Hours after bitcoin topped $11,000 for the first time, the cryptocurrency was sent tumbling nearly 20%. It traded as low as $9,290 Wednesday afternoon before rebounding to $9,515.
The value of the world's benchmark cryptocurrency had earlier topped even some of the best-known companies in U.S. history. The Wednesday move past $11,000 had also put bitcoin's "market cap," the theoretical value based on 16.7 million coins that have been verified by blockchain miners, at $180.7 billion, a figure that would place it 14th in the ranking of valuations on the Dow Jones Industrial Average, ahead of Walt Disney Co. (DIS) ($156 billion), International Business Machines Corp. (IBM) ($141 billion), McDonald's Corp. (MCD) ($149 billion) and just below Verizon Communications (VZ) ($199 billion).
Walmart Stores Inc. (WMT) was upgraded to sector perform from underperform at RBC Capital and its stock-price target increased to $96 from $92. The firm said it sees investments paying off in the long term, putting it on far stronger footing against Amazon.com Inc. (AMZN) .
Tiffany & Co. (TIF) topped quarterly estimates over its recent three-month period. Net income of 80 cents a share beat expectations by 4 cents. Revenue increased 3% to $976.2 million and surpassed consensus of $958.3 million. However, same-store sales fell 1%, a much steeper decline than expected. By region, America sales gained 1%, Asia-Pacific sales increased 15%, and Japan sales dropped 8%.
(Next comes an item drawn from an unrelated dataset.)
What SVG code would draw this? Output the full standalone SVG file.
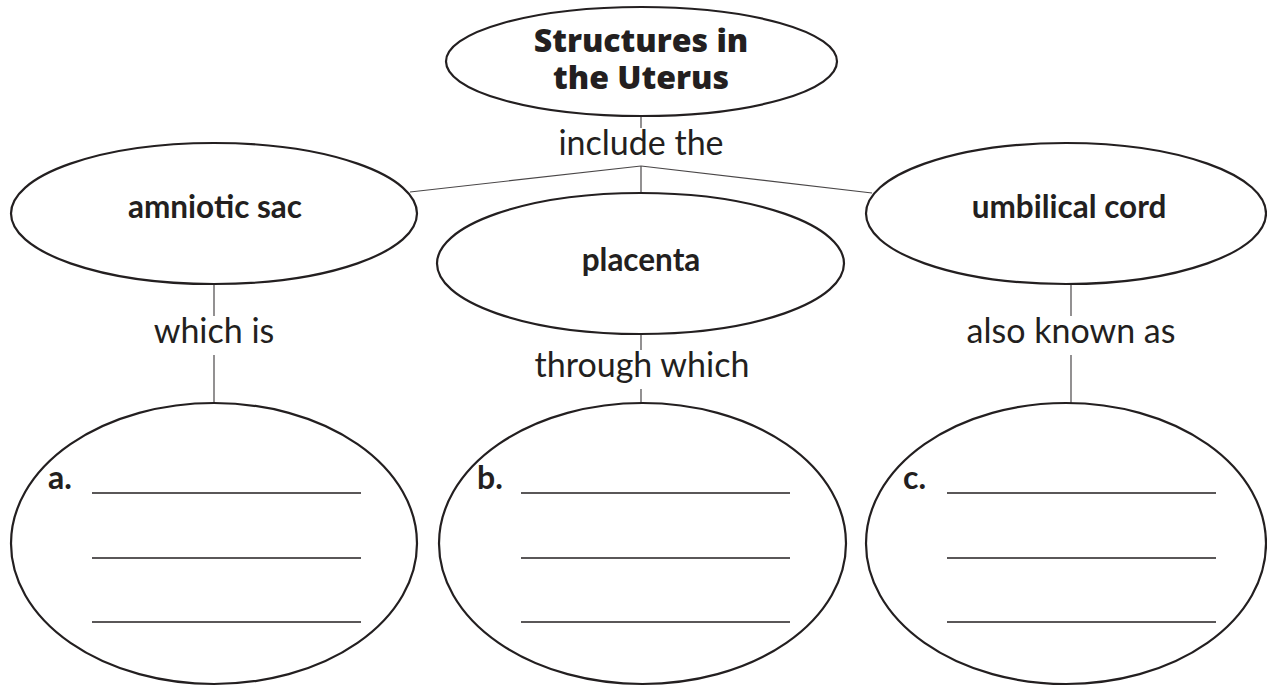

Nuance Communications (NUAN) was sharply higher on Wednesday after topping profit and sales estimates. Adjusted earnings of 20 cents a share surpassed expectations by a nickel. Revenue dipped 7.4% to $474.7 million but beat estimates by $19 million.
Chipotle Mexican Grill Inc. (CMG) surged after announcing that current CEO Steve Ells will assume the position of executive chairman, leaving the chief executive role open. Ells currently also acts as chairman. In a statement, Ells said the company needs to "execute better to ensure our future success."